# Function taking an arbitrary number of arguments

Is it posible to define a multivariate function where the number of indipendent variables is not fixed?

For simulation reasons I have to change the dimensionality (and also the definition) of my function making it to be:

$f(x_0,x_1, \ldots, x_k)$ where $k$ can change.

My function is:

$$f(x_0,x_1, \ldots, x_k)= \sum_{d=0}^{d=k} x_d\,d\,u(d)$$

• Yes, it is, but it sounds like to want a list as input.
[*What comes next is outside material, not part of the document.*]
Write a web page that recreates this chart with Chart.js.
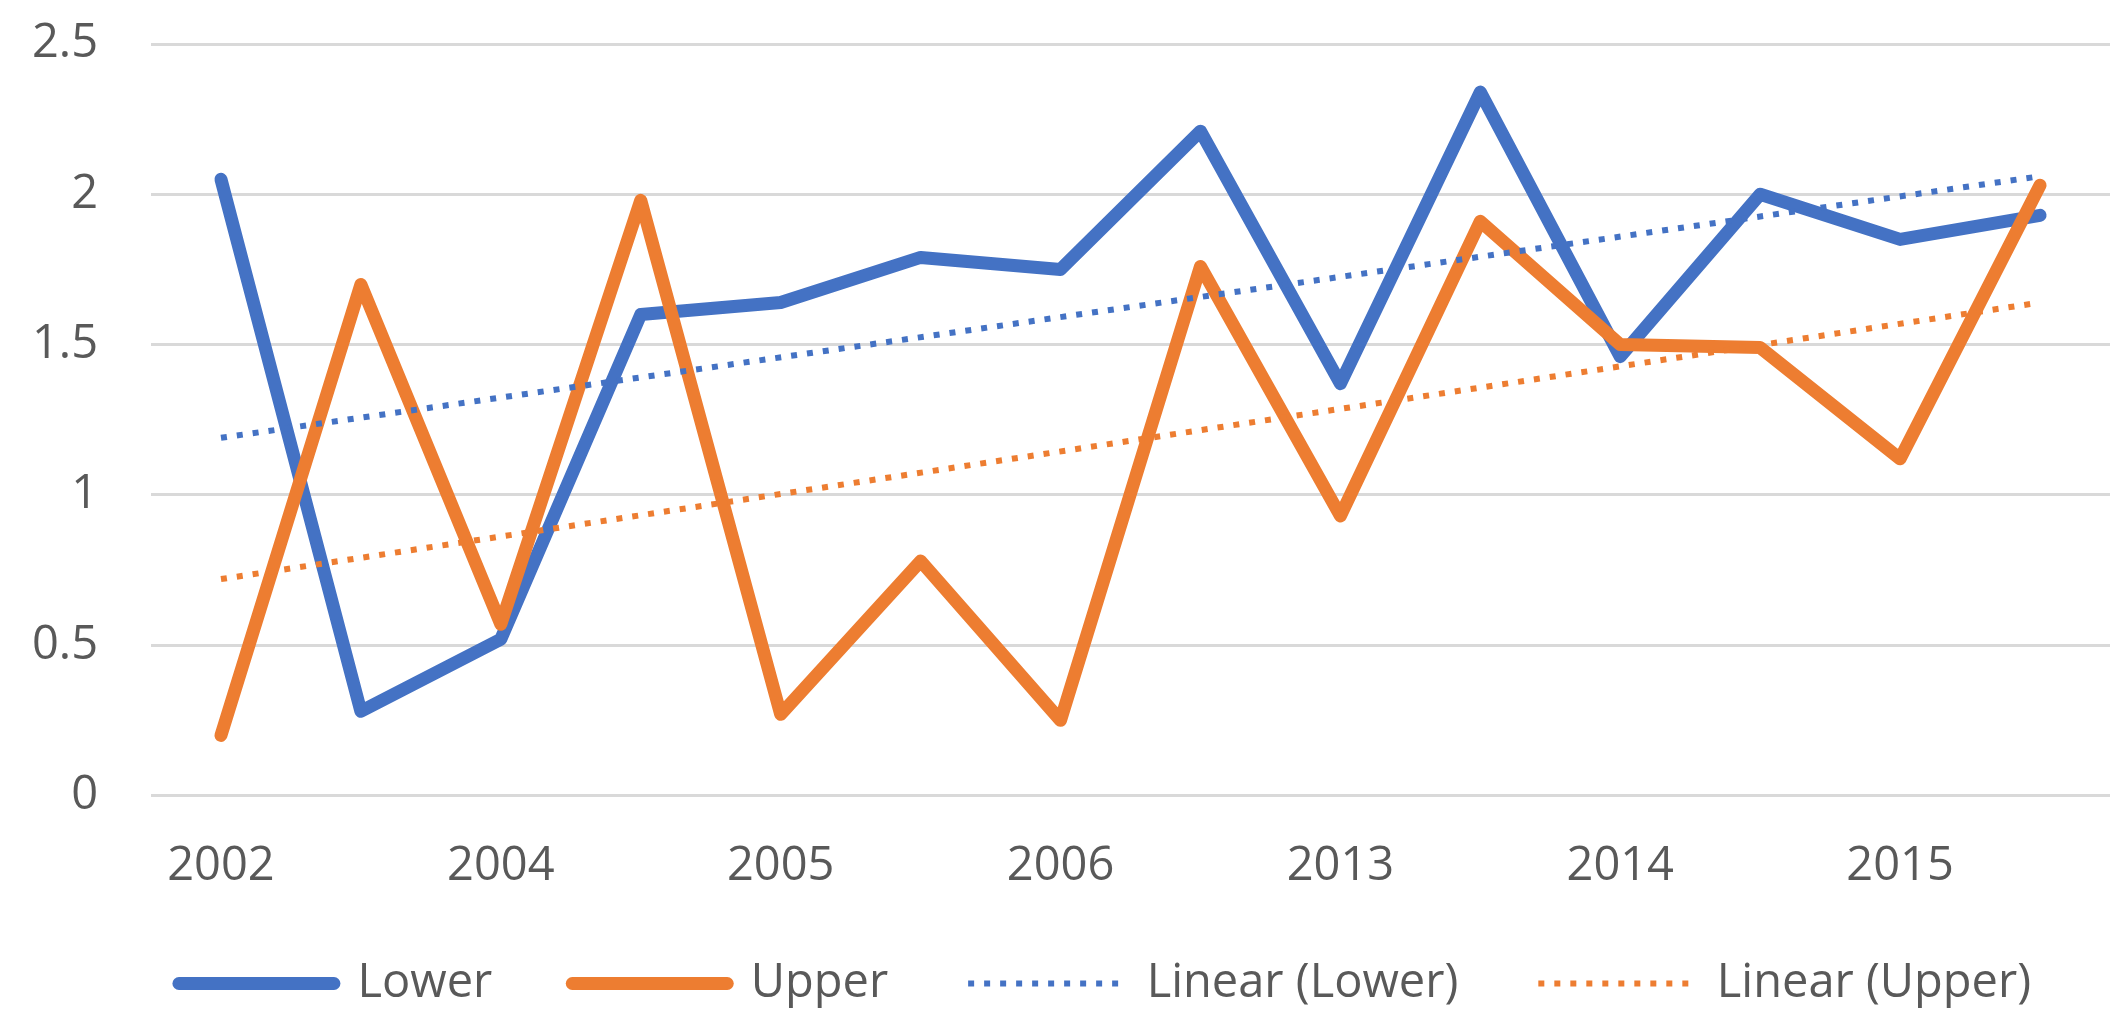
<!DOCTYPE html>
<html>
<head>
<meta charset="utf-8">
<script src="https://cdn.jsdelivr.net/npm/chart.js@4.4.1/dist/chart.umd.min.js"></script>
<style>
  html, body { margin: 0; padding: 0; background: #ffffff; }
  #wrap { width: 2123px; height: 1010px; position: relative; }
</style>
</head>
<body>
<div id="wrap"><canvas id="c" width="2123" height="1010"></canvas></div>
<script>
// ---- data ----
const categories = ['2002', '', '2004', '', '2005', '', '2006', '', '2013', '', '2014', '', '2015', ''];
const lowerValues = [2.05, 0.28, 0.52, 1.60, 1.64, 1.79, 1.75, 2.21, 1.37, 2.34, 1.46, 2.00, 1.85, 1.93];
const upperValues = [0.20, 1.70, 0.57, 1.98, 0.27, 0.78, 0.25, 1.76, 0.93, 1.91, 1.50, 1.49, 1.12, 2.03];
// linear trend lines: start and end values
const trendLowerValues = [1.19, null, null, null, null, null, null, null, null, null, null, null, null, 2.06];
const trendUpperValues = [0.72, null, null, null, null, null, null, null, null, null, null, null, null, 1.64];
const seriesNames = ['Lower', 'Upper', 'Linear (Lower)', 'Linear (Upper)'];
const yTicks = [0, 0.5, 1, 1.5, 2, 2.5];

const BLUE = '#4472C4';
const ORANGE = '#ED7D31';
const TEXT = '#595959';
const FONT = "'Open Sans', 'Noto Sans', sans-serif";

// shifts the legend horizontally to where the reference places it
const legendShift = {
  id: 'legendShift',
  afterLayout(chart) {
    if (chart.legend) { chart.legend.left += 50; chart.legend.right += 50; }
  }
};

const ctx = document.getElementById('c').getContext('2d');
new Chart(ctx, {
  type: 'line',
  plugins: [legendShift],
  data: {
    labels: categories,
    datasets: [
      { label: seriesNames[0], data: lowerValues, borderColor: BLUE, backgroundColor: BLUE,
        borderWidth: 13, borderCapStyle: 'round', borderJoinStyle: 'round', pointRadius: 0, tension: 0, order: 4 },
      { label: seriesNames[1], data: upperValues, borderColor: ORANGE, backgroundColor: ORANGE,
        borderWidth: 13, borderCapStyle: 'round', borderJoinStyle: 'round', pointRadius: 0, tension: 0, order: 3 },
      { label: seriesNames[2], data: trendLowerValues, borderColor: BLUE, backgroundColor: BLUE,
        borderWidth: 6, borderDash: [6, 10], borderCapStyle: 'butt', pointRadius: 0, spanGaps: true, tension: 0, order: 2 },
      { label: seriesNames[3], data: trendUpperValues, borderColor: ORANGE, backgroundColor: ORANGE,
        borderWidth: 6, borderDash: [6, 10], borderCapStyle: 'butt', pointRadius: 0, spanGaps: true, tension: 0, order: 1 }
    ]
  },
  options: {
    responsive: false,
    animation: false,
    devicePixelRatio: 1,
    layout: { padding: { left: 0, right: 13, top: 44, bottom: -7 } },
    plugins: {
      tooltip: { enabled: false },
      legend: {
        position: 'bottom',
        labels: {
          usePointStyle: true,
          pointStyle: 'line',
          pointStyleWidth: 155,
          boxHeight: 12,
          padding: 80,
          color: TEXT,
          font: { family: FONT, size: 47 },
          generateLabels: (chart) => chart.data.datasets.map((ds, i) => ({
            text: ds.label,
            fillStyle: ds.borderColor,
            strokeStyle: ds.borderColor,
            lineWidth: ds.borderWidth,
            lineDash: ds.borderDash || [],
            lineCap: ds.borderCapStyle,
            pointStyle: 'line',
            fontColor: TEXT,
            hidden: false,
            datasetIndex: i
          }))
        }
      }
    },
    scales: {
      x: {
        offset: true,
        grid: { display: false, drawTicks: false },
        border: { display: false },
        ticks: { color: TEXT, font: { family: FONT, size: 47 }, padding: 43, autoSkip: false, maxRotation: 0 },
        afterFit: (s) => { s.height = 84.5; }
      },
      y: {
        min: 0, max: 2.5,
        afterBuildTicks: (s) => { s.ticks = yTicks.map(v => ({ value: v })); },
        grid: { color: '#D9D9D9', lineWidth: 3, drawTicks: false },
        border: { display: false },
        ticks: { color: TEXT, font: { family: FONT, size: 47 }, padding: 53, callback: (v) => String(v) },
        afterFit: (s) => { s.width = 151; s.paddingTop = 20; s.paddingBottom = 20; }
      }
    }
  }
});
</script>
</body>
</html>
May 13, 2017 at 9:56

In addition to the possible solution Sumit offers, you can also define functions to take variable numbers of arguments directly:

f[xs___] := Dot[{xs},{xs}]
{f[1,2,3], f[1], f[]}


{14, 1, 0}

Usually, I turn these into a list like this so that you can use functions like Length on them:

f[xsSeq___] := With[
{xs = {xsSeq}},
...]


Here are a few pieces of relevant documentation:

with a[n] being a predefined function

f[x_List] := Module[{n}, n = Length[x];
Sum[1/i a[i] x[[i]], {i, n}]]

f[{x1, x2, x3}]


x1 a[1] + 1/2 x2 a[2] + 1/3 x3 a[3]

f[{q1, q2, q3, q4}]


q1 a[1] + 1/2 q2 a[2] + 1/3 q3 a[3] + 1/4 q4 a[4]